The art of diplomacy

MACASERO

MACASERO

Hindi daw ako statesman. Excuse me? Hindi daw ako statesman. Ang pagkaalam ko, tumakbo ako ng Presidente. Wala mang posisyong statesman doon sa ’min, bakit mo ko pipilitin maging statesman?” the President said.

(Then they said I’m not a statesman. Excuse me? I’m not a statesman, they said. As far as I know, I ran for President. There is no position of statesman there with us, why will you force me to be a statesman?)

The President was addressing criticism from the European Union over criticism that the President is to blame for drug-related killings in the Philippines.

But this isn’t the first time we’ve heard him say it, that the people didn’t elect a diplomat, they didn’t elect a statesman.

True. And this is something his most dedicated supporters in government have accepted. “At least he’s authentic,” they say. That’s what’s important.
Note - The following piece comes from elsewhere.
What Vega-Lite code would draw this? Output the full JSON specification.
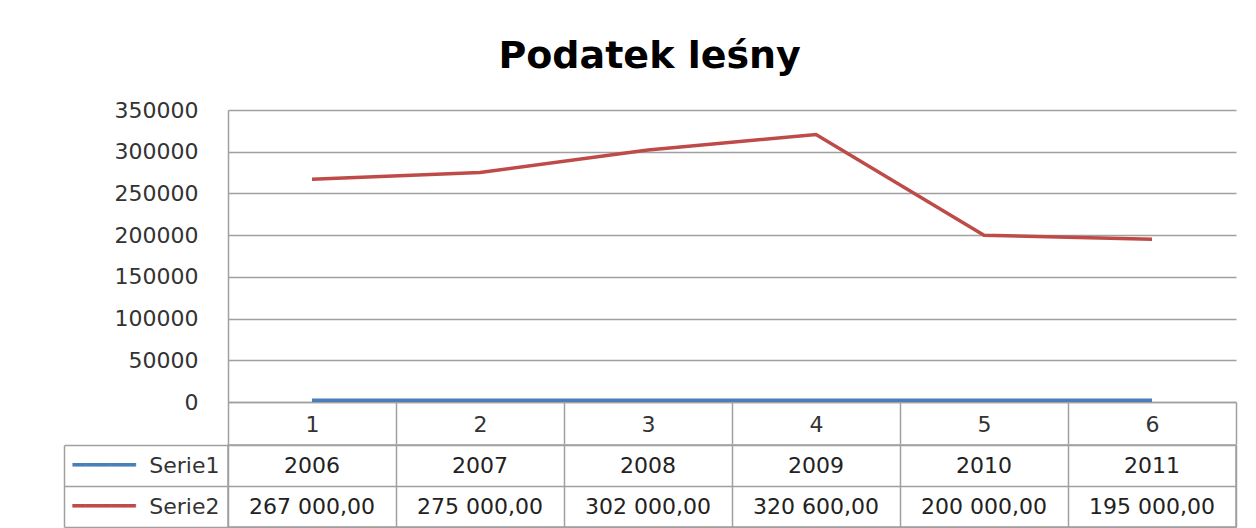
{
  "$schema": "https://vega.github.io/schema/vega-lite/v6.json",
  "background": "white",
  "padding": {"left": 62, "top": 38, "right": 20, "bottom": 0},
  "title": {"text": "Podatek leśny", "font": "DejaVu Sans", "fontSize": 38, "fontWeight": "bold", "color": "#000000", "anchor": "middle", "offset": 23},
  "datasets": {
    "serie": [
      {"kat": "1", "seria": "Serie1", "wartosc": 2006},
      {"kat": "2", "seria": "Serie1", "wartosc": 2007},
      {"kat": "3", "seria": "Serie1", "wartosc": 2008},
      {"kat": "4", "seria": "Serie1", "wartosc": 2009},
      {"kat": "5", "seria": "Serie1", "wartosc": 2010},
      {"kat": "6", "seria": "Serie1", "wartosc": 2011},
      {"kat": "1", "seria": "Serie2", "wartosc": 267000},
      {"kat": "2", "seria": "Serie2", "wartosc": 275000},
      {"kat": "3", "seria": "Serie2", "wartosc": 302000},
      {"kat": "4", "seria": "Serie2", "wartosc": 320600},
      {"kat": "5", "seria": "Serie2", "wartosc": 200000},
      {"kat": "6", "seria": "Serie2", "wartosc": 195000}
    ],
    "tabela": [
      {"kat": "1", "seria": "Serie1", "etykieta": "2006"},
      {"kat": "2", "seria": "Serie1", "etykieta": "2007"},
      {"kat": "3", "seria": "Serie1", "etykieta": "2008"},
      {"kat": "4", "seria": "Serie1", "etykieta": "2009"},
      {"kat": "5", "seria": "Serie1", "etykieta": "2010"},
      {"kat": "6", "seria": "Serie1", "etykieta": "2011"},
      {"kat": "1", "seria": "Serie2", "etykieta": "267 000,00"},
      {"kat": "2", "seria": "Serie2", "etykieta": "275 000,00"},
      {"kat": "3", "seria": "Serie2", "etykieta": "302 000,00"},
      {"kat": "4", "seria": "Serie2", "etykieta": "320 600,00"},
      {"kat": "5", "seria": "Serie2", "etykieta": "200 000,00"},
      {"kat": "6", "seria": "Serie2", "etykieta": "195 000,00"}
    ]
  },
  "spacing": -13,
  "vconcat": [
    {
      "width": 1008,
      "height": 292,
      "data": {"name": "serie"},
      "view": {"stroke": null},
      "mark": {"type": "line", "strokeWidth": 3.5},
      "encoding": {
        "x": {
          "field": "kat", "type": "ordinal", "bandPosition": 0.5,
          "scale": {"type": "band", "paddingInner": 0, "paddingOuter": 0},
          "axis": {"title": null, "labelAngle": 0, "tickBand": "extent", "tickSize": 42, "labelPadding": -30, "domainColor": "#A0A0A0", "tickColor": "#A0A0A0", "domainWidth": 1.5, "tickWidth": 1.5, "grid": false}
        },
        "y": {
          "field": "wartosc", "type": "quantitative",
          "scale": {"domain": [0, 350000], "nice": false},
          "axis": {"title": null, "values": [0, 50000, 100000, 150000, 200000, 250000, 300000, 350000], "format": "d", "ticks": false, "labelPadding": 30, "grid": true, "gridColor": "#A0A0A0", "gridWidth": 1.5, "domainColor": "#A0A0A0", "domainWidth": 1.5}
        },
        "color": {"field": "seria", "type": "nominal", "scale": {"domain": ["Serie1", "Serie2"], "range": ["#4A7EBB", "#BE4B48"]}, "legend": null}
      }
    },
    {
      "width": 1008,
      "height": 82,
      "data": {"name": "tabela"},
      "view": {"stroke": "#A0A0A0", "strokeWidth": 1.5},
      "layer": [
        {
          "mark": {"type": "text", "fontSize": 22, "color": "#222222", "font": "DejaVu Sans"},
          "encoding": {
            "x": {
              "field": "kat", "type": "ordinal",
              "scale": {"type": "band", "paddingInner": 0, "paddingOuter": 0},
              "axis": {"title": null, "labels": false, "ticks": false, "domain": false, "grid": true, "tickBand": "extent", "gridColor": "#A0A0A0", "gridWidth": 1.5}
            },
            "y": {
              "field": "seria", "type": "nominal",
              "scale": {"type": "band", "paddingInner": 0, "paddingOuter": 0, "domain": ["Serie1", "Serie2"]},
              "axis": {"title": null, "orient": "left", "tickBand": "extent", "tickSize": 164, "tickColor": "#A0A0A0", "tickWidth": 1.5, "labelPadding": -155, "domain": false, "grid": true, "gridColor": "#A0A0A0", "gridWidth": 1.5}
            },
            "text": {"field": "etykieta"}
          }
        },
        {
          "mark": {"type": "text", "opacity": 0},
          "encoding": {
            "x": {"field": "kat", "type": "ordinal"},
            "y": {
              "field": "seria", "type": "nominal",
              "scale": {"type": "band", "paddingInner": 0, "paddingOuter": 0, "domain": ["Serie1", "Serie2"]},
              "axis": {"title": null, "orient": "left", "offset": 164, "ticks": false, "tickSize": 0, "domain": true, "domainColor": "#A0A0A0", "domainWidth": 1.5, "grid": false, "labelAlign": "left", "labelPadding": -8, "labelFontSize": 21, "labelExpr": "'━━━━━'", "labelColor": {"condition": {"test": "datum.value === 'Serie1'", "value": "#4A7EBB"}, "value": "#BE4B48"}}
            },
            "text": {"field": "etykieta"}
          }
        }
      ],
      "resolve": {"scale": {"y": "independent"}, "axis": {"y": "independent"}}
    }
  ],
  "config": {
    "axis": {"labelFont": "DejaVu Sans", "labelFontSize": 22, "labelColor": "#333333"},
    "text": {"font": "DejaVu Sans"}
  }
}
They’ve had a statesman before, a president who was more cordial and diplomatic. Yet, he failed – and failed miserably. So now we have “The Punisher” from Davao in Malacañang, who shuns statesmanship and diplomacy.

Diplomacy, it seems, is also not a priority of many of his Cabinet members.

No, they’re not cursing the United Nations, lashing out at “western hypocrites” or “idiot” world leaders. But a diplomat could handle – with ease – a problem highlighted by Department of Tourism Secretary Wanda Tulfo Teo during the March 19 state visit to Thailand.

In light of constant news about the war on drugs and related killings in the Philippines, how can the country continue to promote tourism?

She said during a press conference, “I hope, kung puwede, not only to Vice President Leni but also to the media to please tone down extrajudicial killings [reports] because I’m always asked whenever I go even in Asia and Europe, ‘totoo ba ito?’”

“I would always say it’s safe in the Philippines,” Teo said. “I would always ask them to come.”

For the secretary, the problem isn’t the fact that the killings are happening. The problem is Leni, the problem is the media, when they open their big mouths and scare tourists away.

The problem isn’t that calling the Philippines safe contradicts her chief’s justification for waging this war. A war that is anchored on the very premise that the country is unsafe. The problem is, according to critics of the media and the VP, that it is their patriotic duty to tell tourists to come visit our beaches and climb our mountains and not scare them away–and they have no business telling the world about the killings.

If the secretary thought like a diplomat, she would know that managing bad press is all in a day’s work. A diplomat would know that blaming a high-ranking official of the government or the national press is not the answer.

How would a diplomat handle this question? One acquaintance in the Foreign Service said that they would tell the party concerned that “it’s [the killings are] not state-sponsored and that the government is investigating this. Then I would move the conversation to discuss ideas and opportunities in the tourism sector and how easy doing business here has been in the previous years.”

This is the art of diplomacy.

Had the secretary answered this way, perhaps fewer eyebrows would have been raised.

Diplomacy, also, isn’t showing weakness. On the contrary, according to one popular quote, “Diplomacy is the art of telling people to go to hell in such a way that they ask for directions.”

It is an art that has been around since the beginning of the first ancient states and will continue to survive far beyond the term of the current administration.

But we want our leaders to be authentic, not diplomatic right? But maybe, just maybe, it’s possible to be both: authentic and diplomatic. And maybe it would do our country some good if they would strive to be both.